CH writes for a batch land before that batch's token commits (the dropcopy restart fence depends on this same ordering). Observing epoch E in PG implies CH has all rows through E, modulo async-insert visibility.
The CH side already supports as-of reads (query_sum_by_transaction_type_as_of); pnl-is-zero-sum already pins both of its sides to a single atomic mark-cycle timestamp — the pattern works in production today, within one store.

The generalization: a check reads (aggregates, E) from PG in one repeatable-read transaction, waits out the CH visibility horizon, queries CH as of E, and compares. Both sides now describe the same point in the sequence — exact at any throughput, no quiet window, runnable every five minutes like the cheap checks. This converts transactions-balance and position-realized-pnls-balance (and the gate of §3C) outright.

Two refinements ride along:

Incremental accumulators. The full-scan objection (pnl-is-zero-sum) gets worse forever as history grows.

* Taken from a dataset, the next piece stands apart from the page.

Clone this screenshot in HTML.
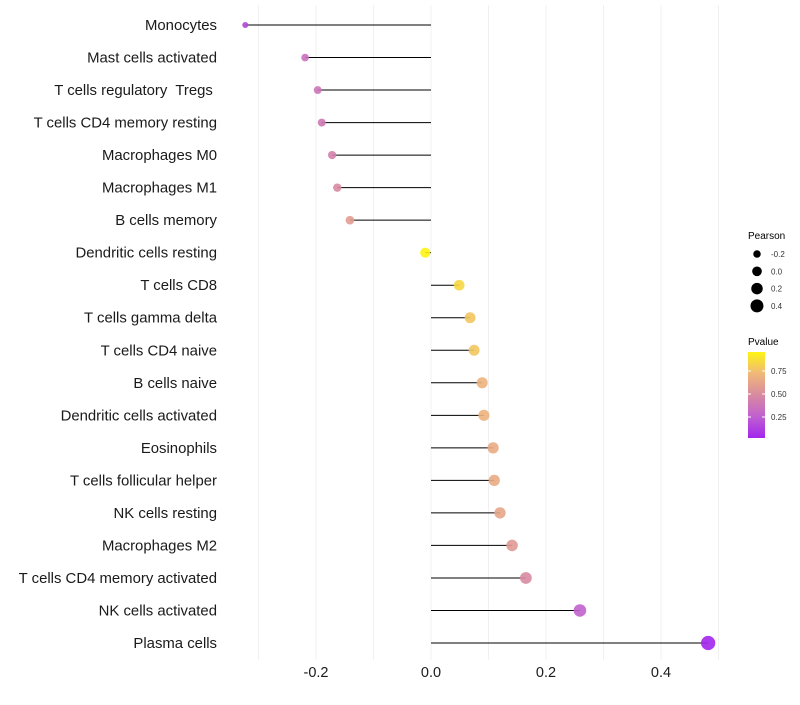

Have the fold (or a SummingMergeTree materialized view keyed by epoch) maintain running per-type aggregates, so a check is an O(1) read of two accumulator rows at epoch E. Stronger still: assert the per-batch delta invariant in the fold itself (each batch's PnL deltas sum to zero) — the global invariant then holds by induction from one audited base, and the periodic scan becomes a belt-and-suspenders audit rather than the primary tripwire.
External clocks stay windowed — but on the right window. omnibus-balances-square compares against Anchorage, which cannot be pinned to a dropcopy epoch. Its precondition isn't "exchange quiet" — trading doesn't move the omnibus vault — it's "no in-flight custody transfers." Detect that condition (no pending deposits/withdrawals straddling the two reads) instead of inheriting the exchange's downtime schedule, and/or adjust the comparison by the known in-flight set.

Splice tie-in

The §3C go/no-go gate — "shadow equals authoritative over a real window" — is the same primitive: diff two stores as of the same epoch while both are written live. Build epoch-pinned comparison once and it serves both the continuous invariant checks and the cutover gate; the readiness-table rows "automated shadow-vs-prod diff gate" and "quiet-window-free invariant checks" are one work item wearing two hats.

6. Summary

One question — what does two copies running mean? — partitions every service into three classes, and each class gets a procedure that preserves the single invariant that matters: exactly one writer of authority, always. Class A leans on the proxy and clean drain; Class B hides the swap in an idle window; Class C — the services that are the exchange's integrity — stages a verified shadow and splices authority at an agreed point in the sequence. The replayability and idempotency the engines already have is precisely what makes the singleton case tractable. The remaining work is the splice protocol and the verification gate that turns "looks right" into "proven equal" — plus retiring the recon checks' dependence on a quiet exchange (§5), since a world without downtime windows must verify its invariants while moving.

Drafted from the AX codebase as of commit 26203ed. Service classifications and mechanisms cited inline; corrections welcome.